Extract only the first line of the listing and every line after it up to and including the one with "var yTicks = [0, 20, 40, 60, 80, 100];". Omit the pictures.

━━━━

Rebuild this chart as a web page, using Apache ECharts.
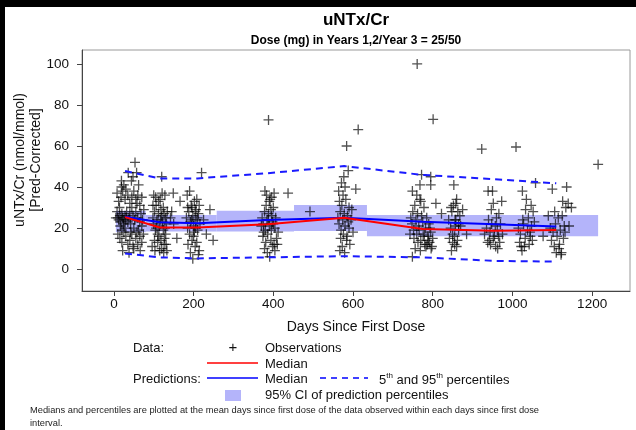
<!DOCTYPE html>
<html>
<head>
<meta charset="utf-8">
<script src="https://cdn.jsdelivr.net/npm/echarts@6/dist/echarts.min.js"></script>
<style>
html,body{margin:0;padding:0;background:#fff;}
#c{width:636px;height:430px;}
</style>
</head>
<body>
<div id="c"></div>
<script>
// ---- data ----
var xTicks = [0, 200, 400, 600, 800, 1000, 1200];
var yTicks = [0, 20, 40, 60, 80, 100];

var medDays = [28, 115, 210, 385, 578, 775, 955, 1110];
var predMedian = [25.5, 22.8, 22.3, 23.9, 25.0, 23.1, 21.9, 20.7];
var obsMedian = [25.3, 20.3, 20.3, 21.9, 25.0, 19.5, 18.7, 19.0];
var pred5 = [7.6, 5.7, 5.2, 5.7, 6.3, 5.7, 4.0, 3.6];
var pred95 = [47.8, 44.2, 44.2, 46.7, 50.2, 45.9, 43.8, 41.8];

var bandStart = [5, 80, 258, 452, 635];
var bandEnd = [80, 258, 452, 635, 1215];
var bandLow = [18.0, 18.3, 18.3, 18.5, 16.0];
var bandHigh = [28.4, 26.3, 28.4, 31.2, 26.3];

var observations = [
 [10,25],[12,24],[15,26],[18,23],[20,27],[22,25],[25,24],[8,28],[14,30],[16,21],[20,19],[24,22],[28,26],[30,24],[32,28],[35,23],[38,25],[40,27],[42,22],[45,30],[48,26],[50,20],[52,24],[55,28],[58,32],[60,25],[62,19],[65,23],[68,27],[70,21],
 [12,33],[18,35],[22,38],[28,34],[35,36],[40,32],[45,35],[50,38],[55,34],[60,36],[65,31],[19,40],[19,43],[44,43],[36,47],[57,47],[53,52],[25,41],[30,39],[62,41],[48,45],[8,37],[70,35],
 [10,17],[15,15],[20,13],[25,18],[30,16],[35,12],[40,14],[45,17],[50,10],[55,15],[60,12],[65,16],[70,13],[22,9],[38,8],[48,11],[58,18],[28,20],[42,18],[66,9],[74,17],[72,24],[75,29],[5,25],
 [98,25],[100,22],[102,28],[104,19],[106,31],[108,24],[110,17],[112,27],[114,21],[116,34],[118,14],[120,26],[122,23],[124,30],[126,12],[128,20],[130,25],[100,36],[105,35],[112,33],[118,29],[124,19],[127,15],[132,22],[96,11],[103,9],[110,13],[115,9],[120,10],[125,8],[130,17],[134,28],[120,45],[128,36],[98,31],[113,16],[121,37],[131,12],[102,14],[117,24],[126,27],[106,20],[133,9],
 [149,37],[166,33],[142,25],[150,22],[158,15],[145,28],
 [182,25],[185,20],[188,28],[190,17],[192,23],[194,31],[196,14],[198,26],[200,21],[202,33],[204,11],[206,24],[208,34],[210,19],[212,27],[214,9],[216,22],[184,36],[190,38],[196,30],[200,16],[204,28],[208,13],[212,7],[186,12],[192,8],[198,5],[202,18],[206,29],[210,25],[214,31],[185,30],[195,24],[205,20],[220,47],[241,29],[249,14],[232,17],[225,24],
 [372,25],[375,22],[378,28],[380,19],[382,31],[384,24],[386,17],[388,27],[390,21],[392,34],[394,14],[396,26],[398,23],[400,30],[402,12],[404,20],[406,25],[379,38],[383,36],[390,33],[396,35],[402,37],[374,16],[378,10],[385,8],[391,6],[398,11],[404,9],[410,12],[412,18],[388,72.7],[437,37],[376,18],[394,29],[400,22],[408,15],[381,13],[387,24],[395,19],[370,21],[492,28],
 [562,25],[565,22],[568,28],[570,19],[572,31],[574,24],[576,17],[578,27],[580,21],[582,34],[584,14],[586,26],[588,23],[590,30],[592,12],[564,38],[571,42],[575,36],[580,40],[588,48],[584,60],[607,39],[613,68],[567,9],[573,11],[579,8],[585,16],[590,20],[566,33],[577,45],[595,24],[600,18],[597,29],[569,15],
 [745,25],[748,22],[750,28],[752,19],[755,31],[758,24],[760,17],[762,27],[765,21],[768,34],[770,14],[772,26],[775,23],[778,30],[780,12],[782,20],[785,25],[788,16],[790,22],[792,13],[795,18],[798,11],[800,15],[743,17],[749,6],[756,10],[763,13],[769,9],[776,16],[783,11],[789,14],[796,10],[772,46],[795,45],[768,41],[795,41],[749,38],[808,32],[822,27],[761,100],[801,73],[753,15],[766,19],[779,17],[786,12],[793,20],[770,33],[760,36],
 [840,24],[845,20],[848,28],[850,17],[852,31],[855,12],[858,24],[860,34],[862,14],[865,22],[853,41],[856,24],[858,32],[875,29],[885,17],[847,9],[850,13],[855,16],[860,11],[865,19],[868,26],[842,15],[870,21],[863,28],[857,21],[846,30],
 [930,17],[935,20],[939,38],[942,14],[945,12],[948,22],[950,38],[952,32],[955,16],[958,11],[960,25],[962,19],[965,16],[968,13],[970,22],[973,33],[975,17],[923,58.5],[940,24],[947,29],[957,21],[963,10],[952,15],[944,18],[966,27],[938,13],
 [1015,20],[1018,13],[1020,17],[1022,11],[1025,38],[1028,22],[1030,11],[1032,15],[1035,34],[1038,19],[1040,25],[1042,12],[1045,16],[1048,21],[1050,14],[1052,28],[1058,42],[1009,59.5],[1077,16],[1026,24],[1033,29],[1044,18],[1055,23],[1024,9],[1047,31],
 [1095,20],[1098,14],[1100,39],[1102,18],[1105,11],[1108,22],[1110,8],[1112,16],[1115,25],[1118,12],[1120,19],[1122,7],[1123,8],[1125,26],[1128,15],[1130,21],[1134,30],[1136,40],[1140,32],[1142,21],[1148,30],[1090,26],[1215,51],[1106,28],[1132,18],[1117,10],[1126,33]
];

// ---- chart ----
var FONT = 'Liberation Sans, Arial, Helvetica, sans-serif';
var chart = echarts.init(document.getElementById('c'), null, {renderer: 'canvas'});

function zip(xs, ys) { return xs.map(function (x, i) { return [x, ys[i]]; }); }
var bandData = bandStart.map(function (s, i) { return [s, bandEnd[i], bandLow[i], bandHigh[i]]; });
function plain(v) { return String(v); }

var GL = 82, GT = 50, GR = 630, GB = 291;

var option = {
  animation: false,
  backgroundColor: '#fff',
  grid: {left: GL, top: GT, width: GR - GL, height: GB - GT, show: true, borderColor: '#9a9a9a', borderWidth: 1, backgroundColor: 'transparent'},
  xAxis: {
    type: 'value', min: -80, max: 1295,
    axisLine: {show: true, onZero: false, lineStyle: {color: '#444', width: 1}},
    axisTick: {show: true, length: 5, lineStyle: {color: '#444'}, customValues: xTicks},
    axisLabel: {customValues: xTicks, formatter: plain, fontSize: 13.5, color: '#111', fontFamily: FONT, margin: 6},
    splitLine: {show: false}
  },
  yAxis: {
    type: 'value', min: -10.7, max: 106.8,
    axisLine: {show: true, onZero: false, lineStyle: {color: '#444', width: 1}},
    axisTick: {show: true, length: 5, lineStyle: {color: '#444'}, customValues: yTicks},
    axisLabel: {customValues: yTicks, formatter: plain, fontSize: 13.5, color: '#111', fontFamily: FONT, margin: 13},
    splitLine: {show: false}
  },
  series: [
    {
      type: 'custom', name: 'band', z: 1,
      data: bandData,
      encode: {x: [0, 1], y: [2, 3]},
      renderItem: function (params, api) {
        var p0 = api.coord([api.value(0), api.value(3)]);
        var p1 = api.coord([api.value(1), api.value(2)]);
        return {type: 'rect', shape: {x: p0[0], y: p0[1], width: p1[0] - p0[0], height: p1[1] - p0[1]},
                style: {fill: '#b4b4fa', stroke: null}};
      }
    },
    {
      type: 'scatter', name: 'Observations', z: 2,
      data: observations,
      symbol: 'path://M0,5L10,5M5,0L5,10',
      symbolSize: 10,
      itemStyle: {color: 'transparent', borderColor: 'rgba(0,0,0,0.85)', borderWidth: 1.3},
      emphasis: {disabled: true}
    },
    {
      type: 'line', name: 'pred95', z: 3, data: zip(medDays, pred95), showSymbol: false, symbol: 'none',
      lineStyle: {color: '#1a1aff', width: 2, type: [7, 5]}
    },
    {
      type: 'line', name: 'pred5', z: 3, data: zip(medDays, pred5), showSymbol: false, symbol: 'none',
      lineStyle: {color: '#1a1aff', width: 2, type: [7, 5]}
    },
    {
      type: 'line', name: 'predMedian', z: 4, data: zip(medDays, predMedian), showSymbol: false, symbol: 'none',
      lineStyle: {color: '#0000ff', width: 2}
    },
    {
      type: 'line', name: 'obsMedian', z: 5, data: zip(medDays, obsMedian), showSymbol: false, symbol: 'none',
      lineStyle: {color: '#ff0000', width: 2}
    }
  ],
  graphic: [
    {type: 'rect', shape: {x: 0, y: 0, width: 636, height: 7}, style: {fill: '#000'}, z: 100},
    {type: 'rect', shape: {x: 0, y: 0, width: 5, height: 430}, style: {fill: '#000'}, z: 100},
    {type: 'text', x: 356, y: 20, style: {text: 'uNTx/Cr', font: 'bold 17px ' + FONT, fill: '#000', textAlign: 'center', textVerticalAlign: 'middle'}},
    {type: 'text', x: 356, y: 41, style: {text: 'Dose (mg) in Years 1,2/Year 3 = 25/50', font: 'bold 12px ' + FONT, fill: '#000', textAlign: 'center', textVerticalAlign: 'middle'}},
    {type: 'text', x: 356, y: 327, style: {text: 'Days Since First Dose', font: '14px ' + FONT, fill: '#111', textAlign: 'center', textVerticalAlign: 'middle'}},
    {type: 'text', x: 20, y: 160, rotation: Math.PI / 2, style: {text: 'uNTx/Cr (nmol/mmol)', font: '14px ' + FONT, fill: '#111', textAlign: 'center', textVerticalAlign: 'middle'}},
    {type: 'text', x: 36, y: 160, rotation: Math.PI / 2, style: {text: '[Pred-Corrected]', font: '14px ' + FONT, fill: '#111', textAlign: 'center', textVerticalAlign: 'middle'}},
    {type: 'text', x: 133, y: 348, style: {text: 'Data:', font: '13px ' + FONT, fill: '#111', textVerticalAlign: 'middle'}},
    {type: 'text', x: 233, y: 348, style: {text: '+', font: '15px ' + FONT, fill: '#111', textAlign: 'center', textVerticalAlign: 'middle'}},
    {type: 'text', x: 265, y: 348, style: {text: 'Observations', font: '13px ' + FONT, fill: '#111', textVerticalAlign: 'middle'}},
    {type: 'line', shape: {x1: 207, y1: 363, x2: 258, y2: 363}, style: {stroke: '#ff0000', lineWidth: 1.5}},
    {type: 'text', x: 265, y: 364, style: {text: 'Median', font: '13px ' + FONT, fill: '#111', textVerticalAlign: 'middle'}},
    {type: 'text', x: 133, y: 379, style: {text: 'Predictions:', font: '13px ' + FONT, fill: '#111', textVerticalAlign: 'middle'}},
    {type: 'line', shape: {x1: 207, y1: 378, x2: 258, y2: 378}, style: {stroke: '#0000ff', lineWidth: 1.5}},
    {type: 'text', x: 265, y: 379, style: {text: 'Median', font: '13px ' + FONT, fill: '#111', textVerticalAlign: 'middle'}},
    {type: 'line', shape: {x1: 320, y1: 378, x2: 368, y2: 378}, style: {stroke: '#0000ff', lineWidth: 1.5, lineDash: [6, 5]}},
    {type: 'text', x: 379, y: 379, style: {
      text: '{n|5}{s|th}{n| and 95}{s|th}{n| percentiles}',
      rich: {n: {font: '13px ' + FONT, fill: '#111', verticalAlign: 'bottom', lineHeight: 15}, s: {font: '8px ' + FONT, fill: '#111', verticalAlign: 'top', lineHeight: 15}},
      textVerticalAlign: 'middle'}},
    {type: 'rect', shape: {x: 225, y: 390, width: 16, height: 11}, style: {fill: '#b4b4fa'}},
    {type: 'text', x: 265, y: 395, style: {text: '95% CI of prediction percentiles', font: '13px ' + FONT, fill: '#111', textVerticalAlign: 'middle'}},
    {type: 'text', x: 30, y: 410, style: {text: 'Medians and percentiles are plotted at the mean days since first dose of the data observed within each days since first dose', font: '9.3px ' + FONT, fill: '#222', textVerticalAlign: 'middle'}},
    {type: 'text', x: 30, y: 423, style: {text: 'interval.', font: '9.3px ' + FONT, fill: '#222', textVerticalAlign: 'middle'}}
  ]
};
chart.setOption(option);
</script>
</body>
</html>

━━━━

Answer in full
Rebuild this chart as a web page, using Apache ECharts.
<!DOCTYPE html>
<html>
<head>
<meta charset="utf-8">
<script src="https://cdn.jsdelivr.net/npm/echarts@6/dist/echarts.min.js"></script>
<style>
html,body{margin:0;padding:0;background:#fff;}
#c{width:636px;height:430px;}
</style>
</head>
<body>
<div id="c"></div>
<script>
// ---- data ----
var xTicks = [0, 200, 400, 600, 800, 1000, 1200];
var yTicks = [0, 20, 40, 60, 80, 100];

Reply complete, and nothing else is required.